After watching all this, my second reaction was: “Why isn’t EVERY student involved in speech and debate?”
Some people may think that virtual communication eliminates the need to present ourselves well in person, but they’re wrong. As long as humans have legs, we social animals will gather together, and when we do, those persons who can convey their ideas will be more successful.
Students, may I urge you to consider participating in these sorts of activities? Judging by the young adults I saw on Saturday, the benefits are beyond debate.
The Lions Follies, “Mayhem at the Madison,” deserves recognition beyond that of audience applause. The show is a delightful treat for the community (young and old). But more importantly it produces an act of teamwork which benefits real people of the neighborhood.

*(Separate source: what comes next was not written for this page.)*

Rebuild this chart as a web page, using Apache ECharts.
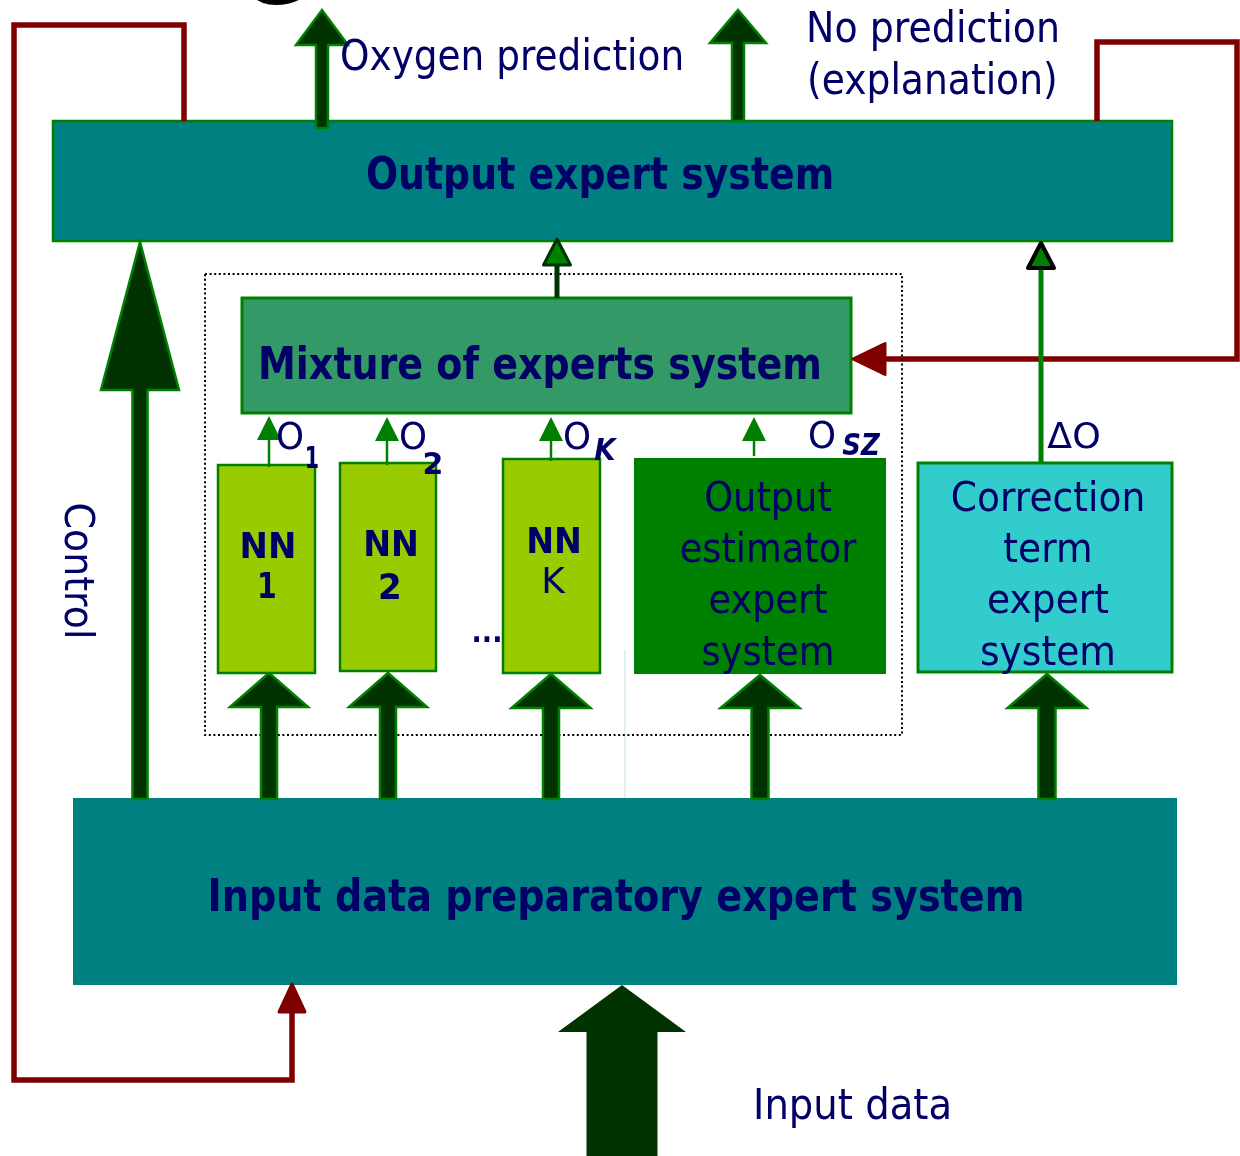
<!DOCTYPE html>
<html>
<head>
<meta charset="utf-8">
<script src="https://cdn.jsdelivr.net/npm/echarts@6/dist/echarts.min.js"></script>
<style>
html,body{margin:0;padding:0;background:#ffffff;}
#chart{width:1240px;height:1156px;}
</style>
</head>
<body>
<div id="chart"></div>
<script>
// ---------- Diagram data (diagram units: x 0..1240, y 0..1156 top-down) ----------
const boxNames   = ['Output expert system','Mixture of experts system','NN 1','NN 2','NN K',
                    'Output estimator expert system','Correction term expert system',
                    'Input data preparatory expert system'];
const boxLeft    = [53, 242, 218, 340, 503, 634, 918, 73];
const boxTop     = [121, 298, 465, 463, 459, 458, 463, 798];
const boxRight   = [1172, 851, 315, 436, 600, 886, 1172, 1177];
const boxBottom  = [241, 413, 673, 671, 673, 674, 672, 985];

const frameLeft = [205], frameTop = [274], frameRight = [902], frameBottom = [735];

const blockArrowNames = ['Oxygen prediction','No prediction','Control','to NN 1','to NN 2','to NN K',
                         'to Output estimator','to Correction term','Input data'];
const blockArrowX    = [322, 738, 140, 269, 388, 551, 760, 1047, 622];
const blockArrowFrom = [128, 121, 799, 799, 799, 799, 799, 799, 1156];
const blockArrowTo   = [10, 10, 242, 673, 673, 674, 675, 674, 985];

const thinArrowNames = ['O1','O2','OK','OSZ','Mixture to Output','Delta O'];
const thinArrowX     = [269, 387, 551, 754, 557, 1041];
const thinArrowFrom  = [467, 465, 461, 456, 298, 463];
const thinArrowTo    = [416, 417, 417, 417, 239, 243];

const feedbackNames = ['Control loop','Explanation loop'];
const feedbackLeftPath  = [[184,121],[184,25],[14,25],[14,1080],[292,1080],[292,984]];
const feedbackRightPath = [[1097,121],[1097,42],[1237,42],[1237,359],[853,359]];
const feedbackPaths = [feedbackLeftPath, feedbackRightPath];

const faintLineX = [625], faintLineFrom = [650], faintLineTo = [798];

const labelTexts = ['Oxygen prediction','No prediction','(explanation)','Output expert system',
  'Mixture of experts system','NN','1','NN','2','NN','K',
  'Output\nestimator\nexpert\nsystem','Correction\nterm\nexpert\nsystem',
  'Input data preparatory expert system','Input data','Control',
  'O','1','O','2','O','K','O','SZ','\u0394O','...','G'];
const labelX = [340, 806, 807, 600, 258, 268, 267, 391, 390, 554, 553, 768, 1048, 616, 753, 76,
                290, 312, 413, 433, 577, 605, 822, 861, 1074, 487, 273];
const labelY = [59, 31, 83, 178, 368, 549, 589, 547, 590, 544, 584, 577, 577, 900, 1108, 571,
                439, 460, 439, 466, 439, 452, 438, 447, 439, 634, -17];

// ---------- Styles ----------
const NAVY = '#000066';
const boxFill   = ['#008080','#339966','#99CC00','#99CC00','#99CC00','#008000','#33CCCC','#008080'];
const boxStroke = ['#008000','#008000','#008000','#008000','#008000','#008000','#008000','#008080'];
const boxLineW  = [2.5, 3, 2.5, 2.5, 2.5, 0, 3, 0];

const blockShaft  = [12, 12, 15, 16, 16, 16, 17, 17, 71];
const blockHeadW  = [52, 56, 78, 78, 78, 79, 79, 79, 128];
const blockHeadL  = [35, 33, 148, 34, 34, 34, 33, 34, 47];
const blockStroke = ['#008000','#008000','#008000','#008000','#008000','#008000','#008000','#008000', null];

const thinLineW      = [2.5, 2.5, 2.5, 2.5, 5, 5];
const thinLineColor  = ['#008000','#008000','#008000','#008000','#003300','#008000'];
const thinHeadW      = [24, 24, 24, 24, 27, 26];
const thinHeadL      = [24, 24, 24, 24, 26, 25];
const thinHeadStroke = [null, null, null, null, '#003300', '#000000'];
const thinHeadStrokeW= [0, 0, 0, 0, 3, 4];

const feedbackHeadL = [28, 32];
const feedbackHeadW = [26, 31];

const labelSize   = [42,42,42,44,44,36,36,36,36,36,36,41,41,44,42,41,37,30,37,30,37,31,37,31,36,30,80];
const labelWeight = ['normal','normal','normal','bold','bold','bold','bold','bold','bold','bold','normal',
                     'normal','normal','bold','normal','normal','normal','bold','normal','bold','normal','bold',
                     'normal','bold','normal','bold','bold'];
const labelItalic = labelTexts.map((t,i)=> i===21 || i===23);
const labelAlign  = labelTexts.map((t,i)=> (i===0||i===1||i===2||i===4||i===14) ? 'left' : 'center');
const labelInk    = [340,248,245,464,558,51,15,50,19,50,22,175,190,811,192,132,
                     25,11,25,17,25,23,25,38,52,26,null];
const labelColor  = labelTexts.map((t,i)=> i===26 ? '#000000' : NAVY);
const labelRotate = labelTexts.map((t,i)=> i===15 ? -Math.PI/2 : 0);
const labelLineH  = 51.3;
const FONT = '"DejaVu Sans"';

// ---------- helpers ----------
const mctx = document.createElement('canvas').getContext('2d');
function fontStr(i){
  return (labelItalic[i] ? 'italic ' : '') + labelWeight[i] + ' ' + labelSize[i] + 'px ' + FONT;
}
function labelScale(i){
  if (!labelInk[i]) return 1;
  mctx.font = fontStr(i);
  let w = 0;
  labelTexts[i].split('\n').forEach(l => {
    const m = mctx.measureText(l);
    const ink = (m.actualBoundingBoxLeft || 0) + (m.actualBoundingBoxRight || m.width);
    w = Math.max(w, ink);
  });
  return labelInk[i] / w;
}

function polyArrow(api, pts, headL, headW){
  const T = pts[pts.length-1], P = pts[pts.length-2];
  const dx = T[0]-P[0], dy = T[1]-P[1], len = Math.hypot(dx,dy);
  const ux = dx/len, uy = dy/len, nx = -uy, ny = ux;
  const B = [T[0]-ux*headL, T[1]-uy*headL];
  const line = pts.slice(0, -1).concat([B]).map(p => api.coord(p));
  const head = [T, [B[0]+nx*headW/2, B[1]+ny*headW/2], [B[0]-nx*headW/2, B[1]-ny*headW/2]].map(p => api.coord(p));
  return {line, head};
}

const chart = echarts.init(document.getElementById('chart'), null, {renderer:'canvas'});

const option = {
  animation: false,
  backgroundColor: '#ffffff',
  grid: {left:0, right:0, top:0, bottom:0},
  xAxis: {type:'value', min:0, max:1240, show:false},
  yAxis: {type:'value', min:0, max:1156, inverse:true, show:false},
  series: [
    {
      type:'custom', name:'boxes', coordinateSystem:'cartesian2d', clip:false, z:1,
      data: boxNames.map((n,i)=>[boxLeft[i], boxTop[i], boxRight[i], boxBottom[i]]),
      renderItem(params, api){
        const i = params.dataIndex;
        const a = api.coord([api.value(0), api.value(1)]);
        const b = api.coord([api.value(2), api.value(3)]);
        return {type:'rect',
          shape:{x:Math.min(a[0],b[0]), y:Math.min(a[1],b[1]), width:Math.abs(b[0]-a[0]), height:Math.abs(b[1]-a[1])},
          style:{fill:boxFill[i], stroke:boxLineW[i] ? boxStroke[i] : null, lineWidth:boxLineW[i]}};
      }
    },
    {
      type:'custom', name:'faint', coordinateSystem:'cartesian2d', clip:false, z:2,
      data: faintLineX.map((x,i)=>[x, faintLineFrom[i], faintLineTo[i]]),
      renderItem(params, api){
        const a = api.coord([api.value(0), api.value(1)]);
        const b = api.coord([api.value(0), api.value(2)]);
        return {type:'line', shape:{x1:a[0],y1:a[1],x2:b[0],y2:b[1]}, style:{stroke:'#d6eaea', lineWidth:1.5}};
      }
    },
    {
      type:'custom', name:'feedback', coordinateSystem:'cartesian2d', clip:false, z:3,
      data: feedbackNames.map((n,i)=>[feedbackPaths[i][0][0], feedbackPaths[i][0][1], i]),
      renderItem(params, api){
        const i = api.value(2);
        const r = polyArrow(api, feedbackPaths[i], feedbackHeadL[i], feedbackHeadW[i]);
        return {type:'group', children:[
          {type:'polyline', shape:{points:r.line}, style:{stroke:'#800000', lineWidth:5.5, fill:null, lineJoin:'miter'}},
          {type:'polygon', shape:{points:r.head}, style:{fill:'#800000', stroke:'#800000', lineWidth:3, lineJoin:'round'}}
        ]};
      }
    },
    {
      type:'custom', name:'frame', coordinateSystem:'cartesian2d', clip:false, z:4,
      data: frameLeft.map((x,i)=>[x, frameTop[i], frameRight[i], frameBottom[i]]),
      renderItem(params, api){
        const a = api.coord([api.value(0), api.value(1)]);
        const b = api.coord([api.value(2), api.value(3)]);
        return {type:'rect', shape:{x:a[0], y:a[1], width:b[0]-a[0], height:b[1]-a[1]},
          style:{fill:null, stroke:'#000000', lineWidth:2, lineDash:[2,2.6]}};
      }
    },
    {
      type:'custom', name:'blockArrows', coordinateSystem:'cartesian2d', clip:false, z:5,
      data: blockArrowNames.map((n,i)=>[blockArrowX[i], blockArrowFrom[i], blockArrowTo[i]]),
      renderItem(params, api){
        const i = params.dataIndex;
        const x = api.value(0), y0 = api.value(1), y1 = api.value(2);
        const dir = y1 < y0 ? -1 : 1;
        const s = blockShaft[i]/2, hw = blockHeadW[i]/2, neck = y1 - dir*blockHeadL[i];
        const pts = [[x-s,y0],[x-s,neck],[x-hw,neck],[x,y1],[x+hw,neck],[x+s,neck],[x+s,y0]].map(p=>api.coord(p));
        return {type:'polygon', shape:{points:pts},
          style:{fill:'#003300', stroke:blockStroke[i], lineWidth:blockStroke[i] ? 2.5 : 0, lineJoin:'miter'}};
      }
    },
    {
      type:'custom', name:'thinArrows', coordinateSystem:'cartesian2d', clip:false, z:6,
      data: thinArrowNames.map((n,i)=>[thinArrowX[i], thinArrowFrom[i], thinArrowTo[i]]),
      renderItem(params, api){
        const i = params.dataIndex;
        const x = api.value(0);
        const r = polyArrow(api, [[x, api.value(1)], [x, api.value(2)]], thinHeadL[i], thinHeadW[i]);
        return {type:'group', children:[
          {type:'polyline', shape:{points:r.line}, style:{stroke:thinLineColor[i], lineWidth:thinLineW[i], fill:null}},
          {type:'polygon', shape:{points:r.head}, style:{fill:'#008000', stroke:thinHeadStroke[i], lineWidth:thinHeadStrokeW[i], lineJoin:'round'}}
        ]};
      }
    },
    {
      type:'custom', name:'labels', coordinateSystem:'cartesian2d', clip:false, z:10,
      data: labelTexts.map((t,i)=>[labelX[i], labelY[i]]),
      renderItem(params, api){
        const i = params.dataIndex;
        const p = api.coord([api.value(0), api.value(1)]);
        return {type:'text', x:p[0], y:p[1], rotation:labelRotate[i], scaleX:labelScale(i), scaleY:1,
          style:{text:labelTexts[i], x:0, y:0, fill:labelColor[i], fontFamily:FONT.replace(/"/g,''),
            fontSize:labelSize[i], fontWeight:labelWeight[i], fontStyle:labelItalic[i] ? 'italic' : 'normal',
            align:labelAlign[i], verticalAlign:'middle', lineHeight:labelLineH}};
      }
    }
  ]
};
chart.setOption(option);
</script>
</body>
</html>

The incredible performances are not mere talent, but dedicated hours of practice and hard work. From the idea, to the script, production, direction, designing, musical adaptation and performing, it is a major task. The final musical number, “Brotherhood of Man,” sums up the meaning of it all. Teamwork of community.
Every member of the crew and cast merits accolades. It is another wonderful Lions Follies.
and other Down Manor
Not fair is right
I agree with Herb Freeland’s April 2 letter (“Not fair”). During last year’s Farmers Irrigation District board meetings which were attended by interested, residential representatives, we learned we had been “subsidized” for years. No logical explanation was given of the subsidy.

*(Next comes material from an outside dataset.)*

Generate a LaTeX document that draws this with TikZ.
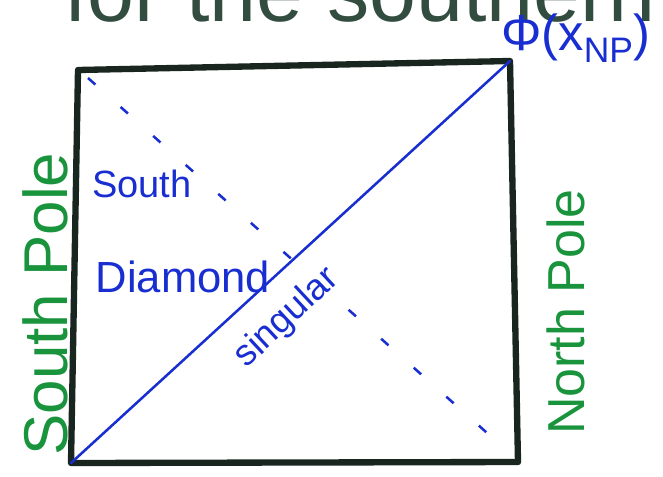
\documentclass[tikz,border=0pt]{standalone}
\usepackage{fontspec}
\setmainfont{Liberation Sans}
\usetikzlibrary{positioning}
\definecolor{PenBlue}{rgb}{0.10, 0.18, 0.82}
\definecolor{PenGreen}{rgb}{0.10, 0.58, 0.24}
\definecolor{PenBlack}{rgb}{0.10, 0.15, 0.12}
\definecolor{PenDark}{rgb}{0.20, 0.30, 0.25}

\begin{document}
\begin{tikzpicture}[
    x=0.025cm, y=-0.025cm,
    frame/.style={draw=PenBlack, line width=4.5pt, line join=round, line cap=round},
    diag/.style={draw=PenBlue, line width=1.8pt, line cap=round},
    dashdiag/.style={draw=PenBlue, line width=1.8pt, dash pattern=on 7pt off 24pt},
    bluetext/.style={text=PenBlue, inner sep=0pt},
    poletext/.style={text=PenGreen, inner sep=0pt, rotate=90},
]
\useasboundingbox (0,0) rectangle (663,476);

% corners of the square
\coordinate (tl) at (78,70);
\coordinate (tr) at (510,61);
\coordinate (br) at (518,462);
\coordinate (bl) at (71,463);

\draw[frame] (tl) -- (tr) -- (br) -- (bl) -- cycle;

% diagonals
\draw[diag] (bl) -- (tr);
\coordinate (d1) at (88,78);
\coordinate (d2) at (495,440);
\draw[dashdiag] (d1) -- (d2);

% heading, cut at the top edge
\node[text=PenDark, font=\fontsize{60}{60}\selectfont, anchor=base] (head) at (360,21) {for the southern};

% labels in the square
\node[bluetext, font=\fontsize{27}{27}\selectfont] (south) at (142,184) {South};
\node[bluetext, font=\fontsize{31}{31}\selectfont] (diamond) at (183,277) {Diamond};
\node[bluetext, font=\fontsize{26}{26}\selectfont, rotate=43] (sing) at (287,318) {singular};
\node[bluetext, font=\fontsize{36}{36}\selectfont] (phi) at (576,38) {Φ(x\textsubscript{NP})};

% poles
\node[poletext, font=\fontsize{44}{44}\selectfont] (spole) at (45,304) {South Pole};
\node[poletext, font=\fontsize{37}{37}\selectfont] (npole) at (566,312) {North Pole};

\end{tikzpicture}
\end{document}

If the residential users were a financial burden to the system, why were we originally allowed into FID in an “unfair” basis? The “F” in FID is for “Farmers” and it is primarily for the benefit of our agricultural friends and neighbors.

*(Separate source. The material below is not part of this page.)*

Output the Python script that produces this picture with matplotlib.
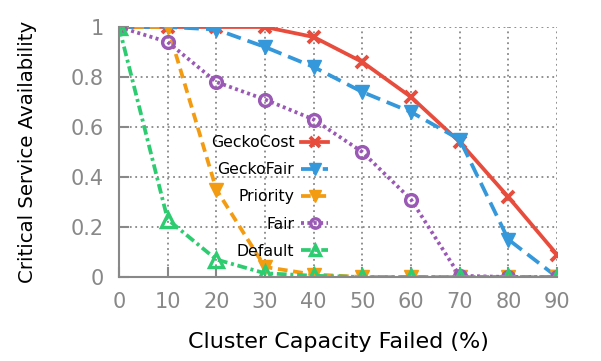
import matplotlib.pyplot as plt

failed = [0, 10, 20, 30, 40, 50, 60, 70, 80, 90]
gecko_cost = [1, 1, 1, 1, 0.96, 0.86, 0.72, 0.54, 0.32, 0.09]
gecko_fair = [1, 1, 0.99, 0.92, 0.84, 0.74, 0.66, 0.55, 0.15, 0.0]
priority = [1, 1, 0.35, 0.04, 0.01, 0, 0, 0, 0, 0]
fair = [1, 0.94, 0.78, 0.71, 0.63, 0.5, 0.31, 0.005, 0, 0]
default = [1, 0.23, 0.07, 0.015, 0.005, 0, 0, 0, 0, 0]

fig = plt.figure(figsize=(6.01, 3.61), dpi=100)
# plot area: x 119..557 px, y 27..277 px
ax = fig.add_axes([119 / 601, 1 - 277 / 361, 438 / 601, 250 / 361])

lw = 2.7
ax.plot(failed, gecko_cost, color='#e74c3c', linestyle='-', linewidth=lw,
        marker='x', markersize=9, markeredgewidth=2.8, label='GeckoCost')
ax.plot(failed, gecko_fair, color='#3498db', linestyle=(0, (3.9, 1.9)), linewidth=lw,
        marker='v', markersize=10, label='GeckoFair')
ax.plot(failed, priority, color='#f39c12', linestyle=(0, (2.6, 1.5)), linewidth=lw,
        marker='v', markersize=10, label='Priority')
ax.plot(failed, fair, color='#9b59b6', linestyle=(0, (0.8, 0.9)), linewidth=lw,
        marker='o', markersize=8.5, markerfacecolor='none', markeredgewidth=2.4, label='Fair')
ax.plot(failed, default, color='#2ecc71', linestyle=(0, (2.6, 1, 0.8, 1)), linewidth=lw,
        marker='^', markersize=9.5, markerfacecolor='none', markeredgewidth=2.4, label='Default')

ax.set_xlim(0, 90)
ax.set_ylim(0, 1)
ax.set_xticks(failed)
ax.set_yticks([0, 0.2, 0.4, 0.6, 0.8, 1])
ax.set_yticklabels(['0', '0.2', '0.4', '0.6', '0.8', '1'])
ax.grid(True, color='#888888', linestyle=(0, (1, 2)), linewidth=1.3)

for side in ['top', 'right']:
    ax.spines[side].set_visible(False)
for side in ['left', 'bottom']:
    ax.spines[side].set_color('#888888')
    ax.spines[side].set_linewidth(1.5)
ax.tick_params(direction='in', length=7, width=1.5, color='#888888',
               labelcolor='#888888', labelsize=15, pad=11)

ax.set_xlabel('Cluster Capacity Failed (%)', fontsize=16, labelpad=14)
ax.set_ylabel('Critical Service Availability', fontsize=14.2, labelpad=24)

ax.legend(loc='upper right', bbox_to_anchor=(328 / 601, 1 - 135 / 361),
          bbox_transform=fig.transFigure, frameon=False, borderpad=0, borderaxespad=0,
          markerfirst=False, fontsize=11.3, handlelength=1.7, labelspacing=0.78,
          handletextpad=0.45, markerscale=0.8)

fig.savefig('out.png', dpi=100)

I believe the intent of the regulation FID used is to be applied per acre of use. Despite the size of one’s lot, the current implementation subjects each covered homeowner to an account fee for one acre. The end result, as reflected by Mr. Freeland, is an account fee equivalent to 2,150 percent of the water fee.
ORS 545.381(1) states “each acre of irrigable land in the district shall be assessed and required to pay the same amount.” ORS 545.381(3) states “For operation, maintenance, and drainage, each irrigable acre in the district shall be assessed the same ...” All charges are required to be based on lot size — there is no provision in this ORS for Farmers Irrigation to charge a fee that is not based on lot size.
I call upon the appropriate city, county or state regulatory entity to confirm the propriety and conformity to regulation, of this increase.
As a residential user, the water I received from FID was an exceptional value. I am not averse to my water fee being raised from $9.30 per year to 2-5 times this amount, in consideration of the agricultural users. I believe my account fee should be apportioned to the percentage of one acre my lot occupies as per county records.
I have already remitted my payment for this year’s levy. I am hopeful that I and all similarly impacted residents will receive a rebate for this account fee overcharge. If not, I am sure FID will guarantee me adequate water pressure for my needs consistent with all other users throughout the season.
Too close for comfort
Kudos and appreciation to retired Dr. Allan Henderson, a physician who so ably served thousands of members of our community. I learned much more about him than I already knew, thanks to the great profile in the Hood River News recently.
Thanks also to editor Kirby for his op-ed piece about the “10-foot rule” for smokers outside public businesses. It is definitely too close for comfort. With adult-onset asthma, I sometimes have to forgo an errand just to avoid smoke at certain doorways.